Indigenous family violence and Indigenous rights in international law are just a couple of the issues to be discussed at a two day conference starting this Friday (1 October) at The Australian National University.
The Indigenous Lawyers Association's Fifth National Indigenous Legal Conference will open with a speech from Attorney-General Robert McClelland and address issues such as the denial of access to justice for Aboriginal people; the Northern Territory intervention and adherence to international legal obligations; competing claims to sovereignty and post-graduate study and work options for Indigenous people.
A key theme of the two-day program is the encouragement of legal education and its role in helping Indigenous people to overcome problems in their community.
Conference coordinator John Wood said its aim was to inform participants about contemporary issues on Indigenous civil liberties and to provide perspective on practising at the bar from Indigenous barristers.
"We aim to highlight the fact that legal education can help overcome debilitating problems facing the Indigenous community," Wood said.
According to Wood, discussion surrounding Indigenous family violence will focus on the perennial issues that go with violence - the cycle of poverty, theft, prison and the inability to find work.
"How do we keep people out of the criminal justice system? We're looking at education as a means for doing that," Wood said. "How we can, if not break it for this generation, at least for the next generation, so they don't get in to the system in the first place."
Another key issue to be addressed at the conference is the endorsement of the Declaration of the Rights of Indigenous People - a non-legally binding declaration that will support the recognition of Indigenous rights on an international scale.
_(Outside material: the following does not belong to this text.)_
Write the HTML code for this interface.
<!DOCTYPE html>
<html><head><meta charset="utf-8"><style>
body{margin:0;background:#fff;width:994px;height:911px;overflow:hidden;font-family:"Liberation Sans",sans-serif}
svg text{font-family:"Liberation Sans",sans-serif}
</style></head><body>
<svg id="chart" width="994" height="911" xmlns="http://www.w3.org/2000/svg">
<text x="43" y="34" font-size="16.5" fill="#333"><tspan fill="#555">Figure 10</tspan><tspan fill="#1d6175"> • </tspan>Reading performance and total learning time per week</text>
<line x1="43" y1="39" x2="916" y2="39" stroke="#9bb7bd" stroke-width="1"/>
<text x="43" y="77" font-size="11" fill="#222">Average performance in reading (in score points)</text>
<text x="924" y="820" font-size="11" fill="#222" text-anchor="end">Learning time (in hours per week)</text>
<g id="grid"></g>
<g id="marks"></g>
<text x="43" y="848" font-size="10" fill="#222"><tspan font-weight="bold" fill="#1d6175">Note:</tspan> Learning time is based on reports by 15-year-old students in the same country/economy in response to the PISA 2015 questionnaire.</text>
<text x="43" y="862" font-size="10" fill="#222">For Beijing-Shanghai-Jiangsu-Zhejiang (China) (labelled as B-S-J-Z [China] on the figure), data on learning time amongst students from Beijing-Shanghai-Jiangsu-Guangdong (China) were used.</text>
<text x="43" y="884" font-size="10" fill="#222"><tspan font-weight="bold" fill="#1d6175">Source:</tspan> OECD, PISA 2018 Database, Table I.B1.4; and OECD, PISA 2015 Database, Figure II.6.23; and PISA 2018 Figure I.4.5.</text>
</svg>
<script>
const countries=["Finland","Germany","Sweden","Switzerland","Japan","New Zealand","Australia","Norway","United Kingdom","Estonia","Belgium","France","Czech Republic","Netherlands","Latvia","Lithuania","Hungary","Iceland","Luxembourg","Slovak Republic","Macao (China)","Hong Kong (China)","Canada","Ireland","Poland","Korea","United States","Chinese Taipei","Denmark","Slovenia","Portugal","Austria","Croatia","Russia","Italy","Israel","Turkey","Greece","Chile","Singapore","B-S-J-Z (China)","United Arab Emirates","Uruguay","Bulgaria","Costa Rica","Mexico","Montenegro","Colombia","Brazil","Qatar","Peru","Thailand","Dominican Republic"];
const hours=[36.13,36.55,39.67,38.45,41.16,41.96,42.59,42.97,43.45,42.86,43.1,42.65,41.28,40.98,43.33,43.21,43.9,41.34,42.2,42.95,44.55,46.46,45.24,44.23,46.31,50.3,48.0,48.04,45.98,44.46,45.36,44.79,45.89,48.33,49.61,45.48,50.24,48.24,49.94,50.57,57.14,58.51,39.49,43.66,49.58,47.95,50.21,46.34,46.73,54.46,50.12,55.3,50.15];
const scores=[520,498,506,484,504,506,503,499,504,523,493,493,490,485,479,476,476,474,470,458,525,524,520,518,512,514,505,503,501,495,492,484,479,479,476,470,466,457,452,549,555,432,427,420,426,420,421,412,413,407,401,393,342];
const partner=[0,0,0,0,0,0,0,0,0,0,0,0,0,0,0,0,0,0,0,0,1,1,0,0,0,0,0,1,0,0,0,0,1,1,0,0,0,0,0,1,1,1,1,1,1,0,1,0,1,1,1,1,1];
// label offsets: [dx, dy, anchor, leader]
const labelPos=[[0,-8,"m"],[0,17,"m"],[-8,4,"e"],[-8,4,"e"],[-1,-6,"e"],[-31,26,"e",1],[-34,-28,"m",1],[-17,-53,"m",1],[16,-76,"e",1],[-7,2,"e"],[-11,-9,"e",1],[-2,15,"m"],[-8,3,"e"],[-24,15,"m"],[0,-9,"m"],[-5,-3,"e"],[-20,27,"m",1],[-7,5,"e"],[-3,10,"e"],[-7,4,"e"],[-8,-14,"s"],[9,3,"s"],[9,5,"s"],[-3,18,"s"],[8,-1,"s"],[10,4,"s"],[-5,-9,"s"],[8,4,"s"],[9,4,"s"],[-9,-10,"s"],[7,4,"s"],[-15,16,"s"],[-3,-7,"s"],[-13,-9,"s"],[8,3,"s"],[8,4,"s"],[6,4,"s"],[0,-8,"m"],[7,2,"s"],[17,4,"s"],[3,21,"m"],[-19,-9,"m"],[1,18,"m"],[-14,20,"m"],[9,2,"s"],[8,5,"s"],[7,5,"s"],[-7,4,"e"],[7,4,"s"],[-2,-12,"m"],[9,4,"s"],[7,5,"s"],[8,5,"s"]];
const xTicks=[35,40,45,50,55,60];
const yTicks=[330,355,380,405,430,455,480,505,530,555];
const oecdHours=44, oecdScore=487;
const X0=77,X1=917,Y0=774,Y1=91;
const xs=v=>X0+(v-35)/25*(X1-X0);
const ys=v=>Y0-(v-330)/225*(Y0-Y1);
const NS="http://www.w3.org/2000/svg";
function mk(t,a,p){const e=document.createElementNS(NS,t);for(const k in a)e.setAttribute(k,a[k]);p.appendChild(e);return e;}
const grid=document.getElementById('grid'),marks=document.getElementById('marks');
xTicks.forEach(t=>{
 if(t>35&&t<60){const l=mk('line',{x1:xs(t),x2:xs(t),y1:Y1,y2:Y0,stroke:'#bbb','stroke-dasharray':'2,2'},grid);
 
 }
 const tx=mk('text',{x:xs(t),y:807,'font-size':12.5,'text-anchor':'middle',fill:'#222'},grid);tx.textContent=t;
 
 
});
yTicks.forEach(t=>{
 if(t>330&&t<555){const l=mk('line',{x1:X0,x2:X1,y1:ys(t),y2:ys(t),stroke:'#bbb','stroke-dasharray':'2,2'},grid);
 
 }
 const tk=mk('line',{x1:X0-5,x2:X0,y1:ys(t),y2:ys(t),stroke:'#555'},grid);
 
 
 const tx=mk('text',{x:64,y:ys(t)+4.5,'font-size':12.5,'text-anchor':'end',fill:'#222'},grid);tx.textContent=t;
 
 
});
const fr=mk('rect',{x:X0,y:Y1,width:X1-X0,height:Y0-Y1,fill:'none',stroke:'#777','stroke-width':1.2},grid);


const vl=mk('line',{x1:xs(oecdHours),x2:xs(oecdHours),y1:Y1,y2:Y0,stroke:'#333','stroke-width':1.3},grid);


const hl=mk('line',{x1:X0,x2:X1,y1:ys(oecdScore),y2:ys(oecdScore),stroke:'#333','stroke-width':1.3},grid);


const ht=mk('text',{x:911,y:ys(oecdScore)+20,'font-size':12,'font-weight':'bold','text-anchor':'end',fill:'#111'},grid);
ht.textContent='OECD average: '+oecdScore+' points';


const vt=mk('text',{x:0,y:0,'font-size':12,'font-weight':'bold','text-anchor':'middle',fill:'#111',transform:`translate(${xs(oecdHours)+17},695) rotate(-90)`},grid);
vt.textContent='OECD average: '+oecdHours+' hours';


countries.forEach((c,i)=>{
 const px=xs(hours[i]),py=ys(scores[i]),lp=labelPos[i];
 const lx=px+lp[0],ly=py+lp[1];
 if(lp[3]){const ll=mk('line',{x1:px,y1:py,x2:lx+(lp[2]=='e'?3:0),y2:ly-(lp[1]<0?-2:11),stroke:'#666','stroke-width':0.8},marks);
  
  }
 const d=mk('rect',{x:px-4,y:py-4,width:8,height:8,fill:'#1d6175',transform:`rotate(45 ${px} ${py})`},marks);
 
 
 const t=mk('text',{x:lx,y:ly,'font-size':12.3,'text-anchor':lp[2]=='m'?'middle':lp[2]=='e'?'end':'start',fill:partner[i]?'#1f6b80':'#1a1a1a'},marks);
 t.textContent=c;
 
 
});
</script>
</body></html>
According to Wood, Australia and New Zealand have already endorsed the declaration, however, they are still awaiting support from the USA and Canada.
"We would like to look at some strategies for encouraging those two countries to support the declaration," he said.
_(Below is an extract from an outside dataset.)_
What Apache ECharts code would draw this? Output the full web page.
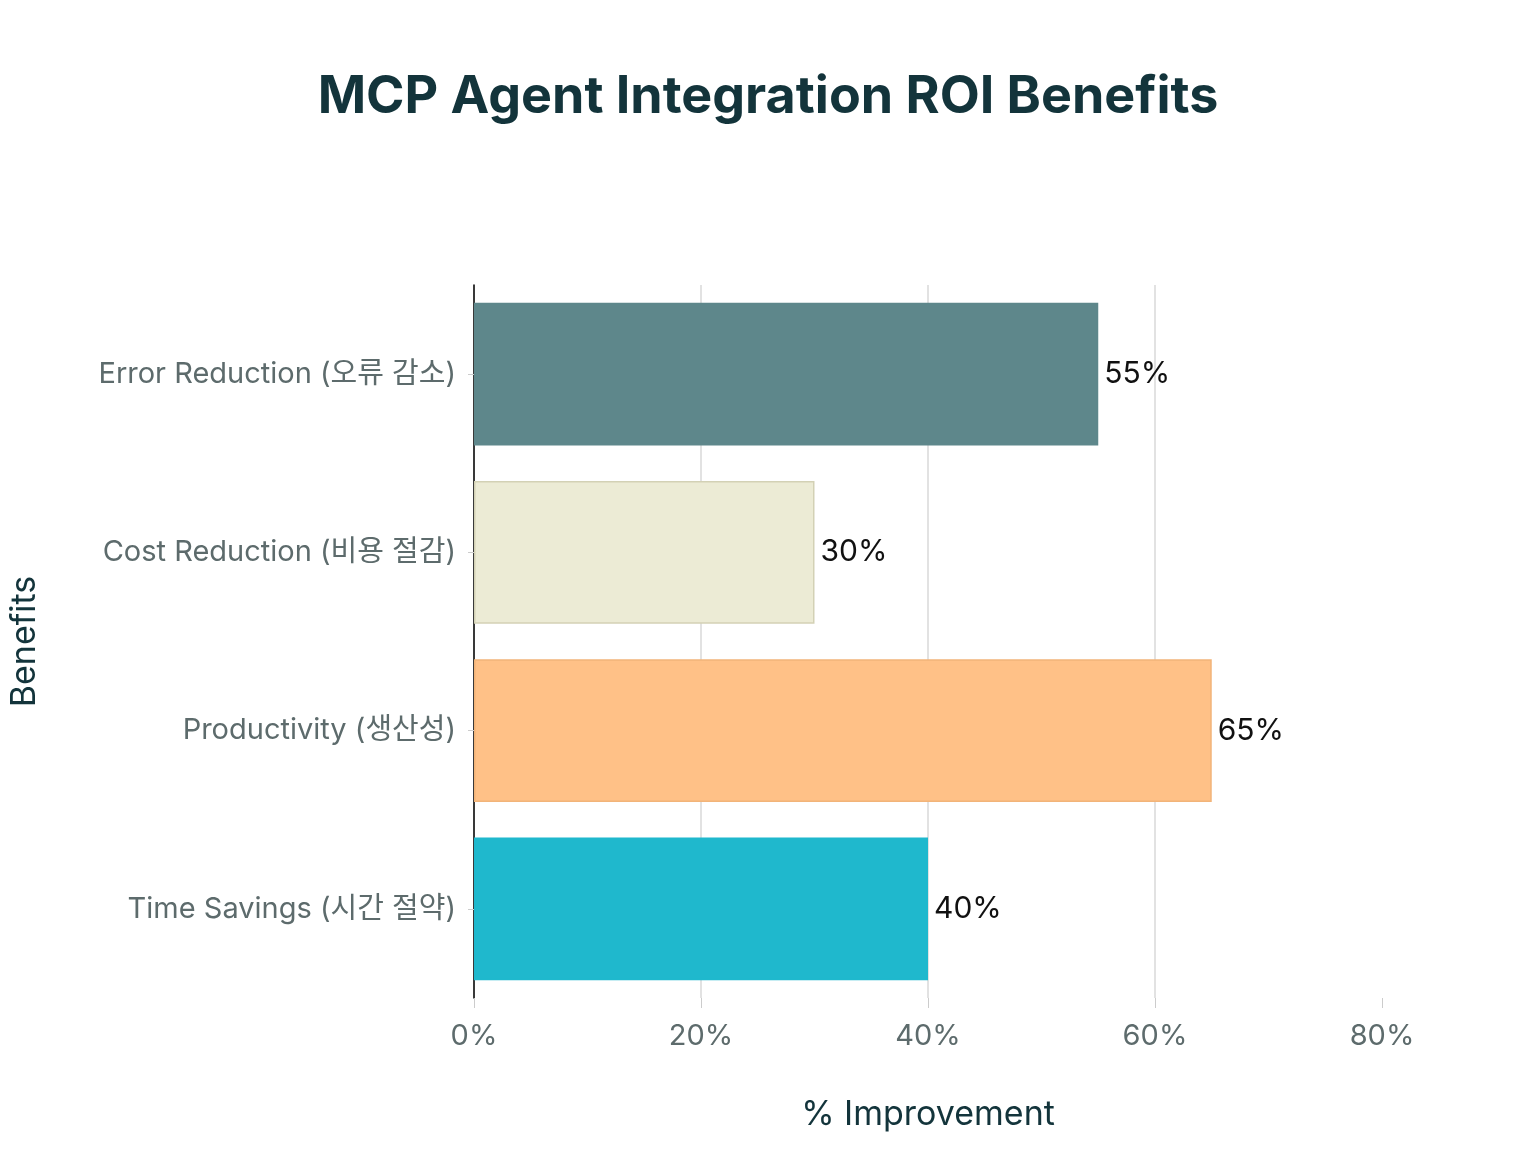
<!DOCTYPE html>
<html>
<head>
<meta charset="utf-8">
<script src="https://cdn.jsdelivr.net/npm/echarts@6/dist/echarts.min.js"></script>
<style>html,body{margin:0;background:#fff}#c{width:1536px;height:1152px}</style>
</head>
<body>
<div id="c"></div>
<script>
// 카테고리 (아래에서 위로)
var categories = ['Time Savings (시간 절약)', 'Productivity (생산성)', 'Cost Reduction (비용 절감)', 'Error Reduction (오류 감소)'];
var values = [40, 65, 30, 55];
var colors = ['#1FB8CD', '#FFC187', '#ECEBD5', '#5E878B'];
var borders = ['#1FB8CD', '#f2b479', '#d3d1b5', '#5E878B'];

var font = 'Inter, "Noto Sans CJK KR", sans-serif';
var myChart = echarts.init(document.getElementById('c'));
myChart.setOption({
    textStyle: { fontFamily: font },
    title: {
        text: 'MCP Agent Integration ROI Benefits',
        left: 'center', top: 66,
        textStyle: { fontSize: 52, fontWeight: 'bold', color: '#13343B', fontFamily: font }
    },
    grid: { left: 474, right: 154, top: 285, bottom: 154 },
    xAxis: {
        type: 'value', min: 0, max: 80, interval: 20,
        name: '% Improvement', nameLocation: 'middle', nameGap: 100,
        nameTextStyle: { fontSize: 34, color: '#13343B' },
        axisLabel: { formatter: '{value}%', fontSize: 29, color: '#5d6b6c', margin: 24 },
        axisLine: { show: false },
        axisTick: { show: true, length: 10, lineStyle: { color: '#ccc' } },
        splitLine: { showMaxLine: false, lineStyle: { color: '#d9d9d9', width: 1.5 } }
    },
    yAxis: {
        type: 'category', data: categories,
        name: 'Benefits', nameLocation: 'middle', nameGap: 432, nameRotate: 90,
        nameTextStyle: { fontSize: 34, color: '#13343B' },
        axisLabel: { fontSize: 29, color: '#5d6b6c', margin: 18 },
        axisLine: { lineStyle: { color: '#000', width: 1.5 } },
        axisTick: { show: true, alignWithLabel: true, length: 6, lineStyle: { color: '#ccc' } }
    },
    series: [{
        type: 'bar',
        barCategoryGap: '20%',
        data: values.map(function (v, i) {
            return { value: v, itemStyle: { color: colors[i], borderColor: borders[i], borderWidth: 1.5 } };
        }),
        label: { show: true, position: 'right', distance: 6, formatter: '{c}%', fontSize: 30, color: '#111' }
    }]
});
</script>
</body>
</html>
The conference will be attended by approximately 250 people including law students, lawyers, barristers, Indigenous community elders and native title representative bodies.
The program includes presentations from South Australian Supreme Court judge, Justice Robyn Layton, Dr. Kerry Arabena from the National Congress of Australia's First Peoples and Dr. Megan Davis - the first Indigenous female independent expert on the UN Permanent Forum on Indigenous issues.